### MATERIAL
★ ★ ★ ★ ★

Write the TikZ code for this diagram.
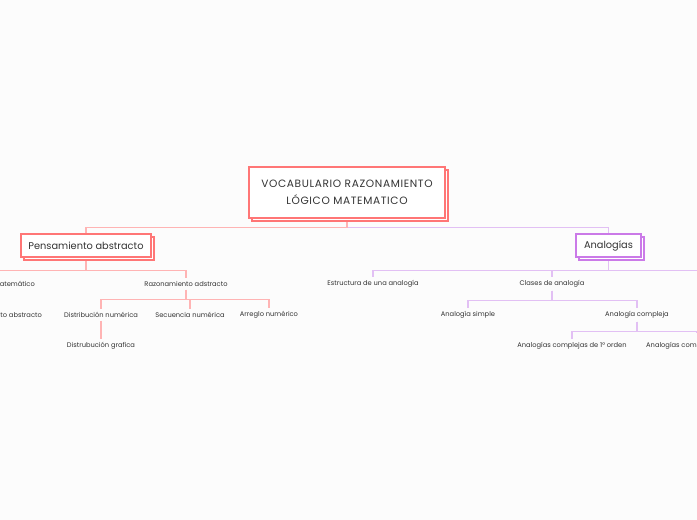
\documentclass[tikz,border=0pt]{standalone}
\usepackage{fontspec}
\setmainfont{Poppins}
\newfontfamily\rootfont[LetterSpace=6]{Poppins}
\usetikzlibrary{shadows,backgrounds}
\definecolor{rootred}{RGB}{255,118,118}
\definecolor{linered}{RGB}{255,180,180}
\definecolor{boxpurple}{RGB}{203,122,232}
\definecolor{linepurple}{RGB}{226,192,244}
\definecolor{inkgray}{RGB}{51,51,51}
\definecolor{paper}{RGB}{252,252,252}

\begin{document}
\begin{tikzpicture}[x=1pt,y=-1pt,
    topic/.style={draw=#1,fill=white,line width=1.2pt,inner sep=0pt,text=inkgray,
      copy shadow={shadow xshift=3pt,shadow yshift=-3pt}},
    leaf/.style={font=\fontsize{6.7}{7.5}\selectfont,text=inkgray,inner sep=3pt},
    bus/.style={to path={-- ++(0,#1) -| (\tikztotarget)}}]
    \useasboundingbox (0,0) rectangle (697,520);
    \node (1) [topic=rootred,minimum width=196pt,minimum height=51pt,align=center,font=\rootfont\fontsize{10.6}{17}\selectfont] at (347,192.5) {\raisebox{-2pt}{VOCABULARIO RAZONAMIENTO}\\\raisebox{-2pt}{LÓGICO MATEMATICO}};
    \node (2) [topic=rootred,minimum width=130pt,minimum height=23pt,font=\fontsize{9.8}{10}\selectfont] at (86,245.5) {Pensamiento abstracto};
    \node (3) [topic=boxpurple,minimum width=65pt,minimum height=23pt,font=\fontsize{9.8}{10}\selectfont] at (608.5,245.5) {Analogías};

    \node (4) [leaf,anchor=east] at (38,284) {atemático};
    \node (5) [leaf] at (186,284) {Razonamiento adstracto};
    \node (6) [leaf,anchor=east] at (45,315) {to abstracto};
    \node (7) [leaf] at (101,315) {Distribución numérica};
    \node (8) [leaf] at (190,315) {Secuencia numérica};
    \node (9) [leaf] at (269,315) {Arreglo numérico};
    \node (10) [leaf] at (101,346) {Distrubución grafica};

    \node (11) [leaf] at (373,284) {Estructura de una analogía};
    \node (12) [leaf] at (552,284) {Clases de analogía};
    \node (13) [leaf] at (468,315) {Analogía simple};
    \node (14) [leaf] at (637,315) {Analogía compleja};
    \node (15) [leaf] at (572,346) {Analogías complejas de 1° orden};
    \node (16) [leaf,anchor=west] at (643,346) {Analogías comp};

    \coordinate (e1) at (0,270);
    \coordinate (e2) at (697,270);
    \coordinate (e3) at (697,332);

    \begin{pgfonlayer}{background}
    \fill[paper] (0,0) rectangle (697,520);
    \path[linepurple,line width=1.4pt]
    (1.south) edge [bus=9] (3.north)
    (3.south) edge [bus=13] (e2)
    (3.south) edge [bus=13] (11.north)
    (3.south) edge [bus=13] (12.north)
    (12.south) edge [bus=10] (13.north)
    (12.south) edge [bus=10] (14.north)
    (14.south) edge [bus=10] (15.north)
    (14.south) edge [bus=10] (e3);
    \path[linered,line width=1.4pt]
    (1.south) edge [bus=9] (2.north)
    (2.south) edge [bus=13] (e1)
    (2.south) edge [bus=13] (5.north)
    (5.south) edge [bus=10] (7.north)
    (5.south) edge [bus=10] (8.north)
    (5.south) edge [bus=10] (9.north)
    (7) edge (10);
    \end{pgfonlayer}
\end{tikzpicture}
\end{document}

★ ★ ★ ★ ★

### SET TASK
Exclude the images, then output the data above word for word.

### ANSWER FOR THE TASK
Write the TikZ code for this diagram.
\documentclass[tikz,border=0pt]{standalone}
\usepackage{fontspec}
\setmainfont{Poppins}
\newfontfamily\rootfont[LetterSpace=6]{Poppins}
\usetikzlibrary{shadows,backgrounds}
\definecolor{rootred}{RGB}{255,118,118}
\definecolor{linered}{RGB}{255,180,180}
\definecolor{boxpurple}{RGB}{203,122,232}
\definecolor{linepurple}{RGB}{226,192,244}
\definecolor{inkgray}{RGB}{51,51,51}
\definecolor{paper}{RGB}{252,252,252}

\begin{document}
\begin{tikzpicture}[x=1pt,y=-1pt,
    topic/.style={draw=#1,fill=white,line width=1.2pt,inner sep=0pt,text=inkgray,
      copy shadow={shadow xshift=3pt,shadow yshift=-3pt}},
    leaf/.style={font=\fontsize{6.7}{7.5}\selectfont,text=inkgray,inner sep=3pt},
    bus/.style={to path={-- ++(0,#1) -| (\tikztotarget)}}]
    \useasboundingbox (0,0) rectangle (697,520);
    \node (1) [topic=rootred,minimum width=196pt,minimum height=51pt,align=center,font=\rootfont\fontsize{10.6}{17}\selectfont] at (347,192.5) {\raisebox{-2pt}{VOCABULARIO RAZONAMIENTO}\\\raisebox{-2pt}{LÓGICO MATEMATICO}};
    \node (2) [topic=rootred,minimum width=130pt,minimum height=23pt,font=\fontsize{9.8}{10}\selectfont] at (86,245.5) {Pensamiento abstracto};
    \node (3) [topic=boxpurple,minimum width=65pt,minimum height=23pt,font=\fontsize{9.8}{10}\selectfont] at (608.5,245.5) {Analogías};

    \node (4) [leaf,anchor=east] at (38,284) {atemático};
    \node (5) [leaf] at (186,284) {Razonamiento adstracto};
    \node (6) [leaf,anchor=east] at (45,315) {to abstracto};
    \node (7) [leaf] at (101,315) {Distribución numérica};
    \node (8) [leaf] at (190,315) {Secuencia numérica};
    \node (9) [leaf] at (269,315) {Arreglo numérico};
    \node (10) [leaf] at (101,346) {Distrubución grafica};

    \node (11) [leaf] at (373,284) {Estructura de una analogía};
    \node (12) [leaf] at (552,284) {Clases de analogía};
    \node (13) [leaf] at (468,315) {Analogía simple};
    \node (14) [leaf] at (637,315) {Analogía compleja};
    \node (15) [leaf] at (572,346) {Analogías complejas de 1° orden};
    \node (16) [leaf,anchor=west] at (643,346) {Analogías comp};

    \coordinate (e1) at (0,270);
    \coordinate (e2) at (697,270);
    \coordinate (e3) at (697,332);

    \begin{pgfonlayer}{background}
    \fill[paper] (0,0) rectangle (697,520);
    \path[linepurple,line width=1.4pt]
    (1.south) edge [bus=9] (3.north)
    (3.south) edge [bus=13] (e2)
    (3.south) edge [bus=13] (11.north)
    (3.south) edge [bus=13] (12.north)
    (12.south) edge [bus=10] (13.north)
    (12.south) edge [bus=10] (14.north)
    (14.south) edge [bus=10] (15.north)
    (14.south) edge [bus=10] (e3);
    \path[linered,line width=1.4pt]
    (1.south) edge [bus=9] (2.north)
    (2.south) edge [bus=13] (e1)
    (2.south) edge [bus=13] (5.north)
    (5.south) edge [bus=10] (7.north)
    (5.south) edge [bus=10] (8.north)
    (5.south) edge [bus=10] (9.north)
    (7) edge (10);
    \end{pgfonlayer}
\end{tikzpicture}
\end{document}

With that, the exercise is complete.